SPRINGFIELD, Mass. (WWLP)– Astronomy Day at the Springfield Museums returns on Saturday, May 15.
In-person events had been cancelled due to the pandemic, but now the Museums will offer in-person and virtual experiences for anyone wanting to learn about the stars and planets of our solar system.
“We are excited to see star enthusiasts in-person this year!” said Kevin Kopchynski, the Springfield Museums’ Science Technology Engineering and Math (STEM) educator and Planetarium Manager. “And we are pleased to also offer a virtual experience.”

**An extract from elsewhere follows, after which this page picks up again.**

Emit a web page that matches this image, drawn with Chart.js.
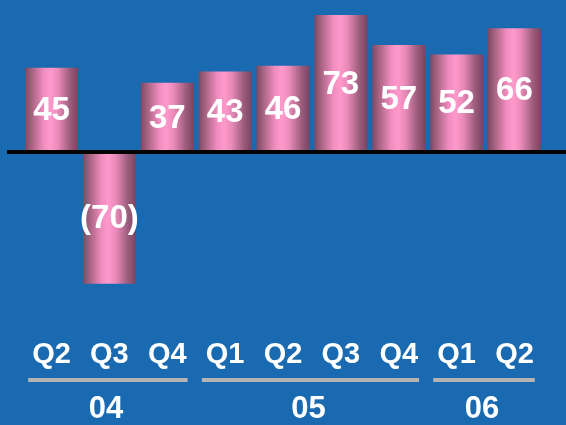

In the Science Museum’s Tolmam Hall at 11:30 am, 1:00 pm, and 2:30 pm, Museum Docent Joel Cummings will guide visitors through the science behind the spacesuit that astronauts wear on spacewalks outside of the International Space Station. Visitors will also witness what happens to a marshmallow in the vacuum of space!
Also in Tolman Hall at noon, 1:30 pm, and 3:00 pm, Kopchynski will give computer-guided tours of Mars, the Moon, and the May night sky.

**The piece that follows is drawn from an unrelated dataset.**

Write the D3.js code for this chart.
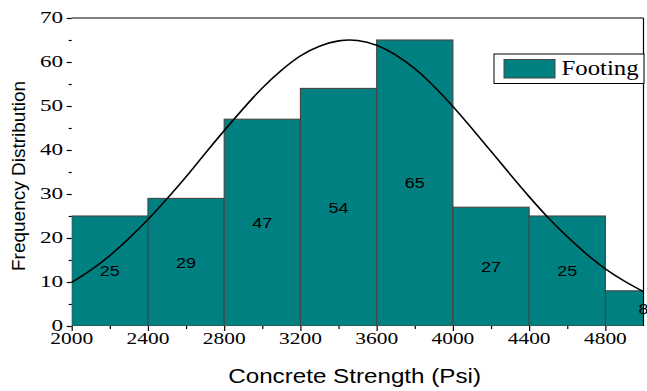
<!DOCTYPE html>
<html>
<head>
<meta charset="utf-8">
<script src="https://cdn.jsdelivr.net/npm/d3@7"></script>
<style>
  html, body { margin: 0; padding: 0; background: #fff; }
  svg { display: block; }
</style>
</head>
<body>
<svg id="chart" width="647" height="391"></svg>
<script>
// Histogram bins (lower edge, upper edge) and their counts
const binStarts = [2000, 2400, 2800, 3200, 3600, 4000, 4400, 4800];
const binEnds   = [2400, 2800, 3200, 3600, 4000, 4400, 4800, 5200];
const counts    = [25, 29, 47, 54, 65, 27, 25, 8];

// Fitted distribution curve, sampled every 100 psi
const curveX = [2000, 2100, 2200, 2300, 2400, 2500, 2600, 2700, 2800, 2900,
                3000, 3100, 3200, 3300, 3400, 3500, 3600, 3700, 3800, 3900,
                4000, 4100, 4200, 4300, 4400, 4500, 4600, 4700, 4800, 4900, 5000];
const curveY = [9.9, 12.7, 16.0, 19.9, 24.2, 28.9, 33.9, 39.2, 44.4, 49.4,
                54.1, 58.1, 61.4, 63.6, 64.8, 64.9, 63.8, 61.6, 58.5, 54.5,
                49.9, 44.9, 39.7, 34.5, 29.4, 24.6, 20.3, 16.4, 13.0, 10.2, 7.8];

// Axis ticks
const xTicks = [2000, 2400, 2800, 3200, 3600, 4000, 4400, 4800];
const xMinorTicks = [2200, 2600, 3000, 3400, 3800, 4200, 4600];
const yTicks = [0, 10, 20, 30, 40, 50, 60, 70];
const yMinorTicks = [5, 15, 25, 35, 45, 55, 65];

const seriesName = "Footing";
const xTitle = "Concrete Strength (Psi)";
const yTitle = "Frequency Distribution";

const W = 647, H = 391;
const margin = { left: 71.7, right: 3.5, top: 18, bottom: 65 };
const pw = W - margin.left - margin.right;
const ph = H - margin.top - margin.bottom;

const svg = d3.select("#chart");
const g = svg.append("g").attr("transform", `translate(${margin.left},${margin.top})`);

const x = d3.scaleLinear().domain([2000, 5000]).range([0, pw]);
const y = d3.scaleLinear().domain([0, 70]).range([ph, 0]);

const serif = "'Liberation Serif', 'Times New Roman', serif";
const sans = "'Liberation Sans', Arial, sans-serif";

// text helper: horizontally widened glyphs
function label(parent, tx, ty, str, opts) {
  const grp = parent.append("g").attr("transform", `translate(${tx},${ty}) scale(${opts.sx || 1},1)`);
  return grp.append("text")
    .attr("x", 0).attr("y", 0)
    .attr("text-anchor", opts.anchor || "middle")
    .attr("font-family", opts.family)
    .attr("font-size", opts.size)
    .attr("fill", "#000")
    .text(str);
}

svg.append("defs").append("clipPath").attr("id", "plotClip")
  .append("rect").attr("x", 0).attr("y", -2).attr("width", pw).attr("height", ph + 2);

const bins = binStarts.map((s, i) => ({ x0: s, x1: binEnds[i], n: counts[i] }));

// bars
g.append("g").attr("clip-path", "url(#plotClip)")
  .selectAll("rect").data(bins).join("rect")
  .attr("x", d => x(d.x0))
  .attr("y", d => y(d.n))
  .attr("width", d => x(d.x1) - x(d.x0))
  .attr("height", d => y(0) - y(d.n))
  .attr("fill", "#008080")
  .attr("stroke", "#454545")
  .attr("stroke-width", 1.1);

// count labels at the middle of each bar
bins.forEach(d => {
  const cx = (x(d.x0) + x(d.x1)) / 2;
  const cy = (y(d.n) + y(0)) / 2 + 5.4;
  label(g, cx, cy, String(d.n), { family: sans, size: 15, sx: 1.2 });
});

// fitted curve
const line = d3.line().x((d, i) => x(curveX[i])).y(d => y(d)).curve(d3.curveNatural);
g.append("path")
  .attr("d", line(curveY))
  .attr("fill", "none")
  .attr("stroke", "#000")
  .attr("stroke-width", 1.6);

// frame (top and right)
g.append("line").attr("x1", 0).attr("x2", pw).attr("y1", 0).attr("y2", 0)
  .attr("stroke", "#000").attr("stroke-width", 1.2);
g.append("line").attr("x1", pw).attr("x2", pw).attr("y1", 0).attr("y2", ph)
  .attr("stroke", "#000").attr("stroke-width", 1.2);

// x axis
const xAxisG = g.append("g").attr("transform", `translate(0,${ph})`)
  .call(d3.axisBottom(x).tickValues(xTicks).tickSize(5).tickFormat(""));
xAxisG.append("g").call(d3.axisBottom(x).tickValues(xMinorTicks).tickSize(3).tickFormat(""));
xAxisG.selectAll(".domain").attr("stroke", "#000").attr("stroke-width", 1.6);
xAxisG.selectAll(".tick line").attr("stroke", "#000").attr("stroke-width", 1.2);
xAxisG.selectAll("g > g > .domain").remove();
xTicks.forEach(t => label(g, x(t), ph + 18, String(t), { family: serif, size: 16.5, sx: 1.3 }));

// y axis
const yAxisG = g.append("g")
  .call(d3.axisLeft(y).tickValues(yTicks).tickSize(5).tickFormat(""));
yAxisG.append("g").call(d3.axisLeft(y).tickValues(yMinorTicks).tickSize(3).tickFormat(""));
yAxisG.selectAll(".domain").attr("stroke", "#000").attr("stroke-width", 1.6);
yAxisG.selectAll(".tick line").attr("stroke", "#000").attr("stroke-width", 1.2);
yAxisG.selectAll("g > g > .domain").remove();
yTicks.forEach(t => label(g, -8.5, y(t) + 4.7, String(t), { family: serif, size: 16, sx: 1.45, anchor: "end" }));

// axis titles
label(svg, margin.left + pw / 2 - 3, 383, xTitle, { family: sans, size: 20, sx: 1.21 });
svg.append("text")
  .attr("transform", `translate(25,176) rotate(-90)`)
  .attr("text-anchor", "middle")
  .attr("font-family", sans)
  .attr("font-size", 19)
  .attr("fill", "#000")
  .text(yTitle);

// legend
const lg = svg.append("g");
lg.append("rect").attr("x", 494).attr("y", 54).attr("width", 150).attr("height", 29.5)
  .attr("fill", "#fff").attr("stroke", "#000").attr("stroke-width", 1);
lg.append("rect").attr("x", 504).attr("y", 59.5).attr("width", 51).attr("height", 18.5)
  .attr("fill", "#008080").attr("stroke", "#454545").attr("stroke-width", 1);
label(lg, 561.5, 75, seriesName, { family: serif, size: 20, sx: 1.24, anchor: "start" });
</script>
</body>
</html>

Out on the Quadrangle, the Springfield Museums’ Family Engagement Team will offer demonstrations and hands-on activities between 11 am and 3 pm.
Activities include the following:
Orbiting Objects: “Exploring the Universe: Orbiting Objects” is a hands-on activity that invites visitors to experiment with different sized and weighted balls on a stretchy fabric gravity well. The activity models gravitational attraction in space. Participants investigate how changing conditions can cause phenomena like stellar wobble and planet formation.
Nebula Spin Art: In this activity, participants will learn about how gigantic clouds of gas and dust in space, called nebulas, are formed. They’ll create their own colorful model nebula using paint and a spinner. Because of the unique quantities and locations of the materials and the forces that spread them out, each model nebula will be unique—just like each real nebula!
Filtered Light: “Exploring the Universe: Filtered Light” demonstrates how scientists can use telescopes and other tools to capture and filter different energies of light to study the universe. Most objects in the universe are so distant from us that we can only study them through light. Filters allow us to block some energy levels of light and isolate others; each energy of light can offer new information about the object of study. In “Filtered Light,” participants discover how colored filters can help reveal more about an image. They can also make and study colorful images of their own.
All Astronomy day activities are included at no extra charge with Museums admission for the day. Mask and social distancing requirements will be observed throughout the day in all locations. You can find out more on this and other programs at the Springfield Museums website.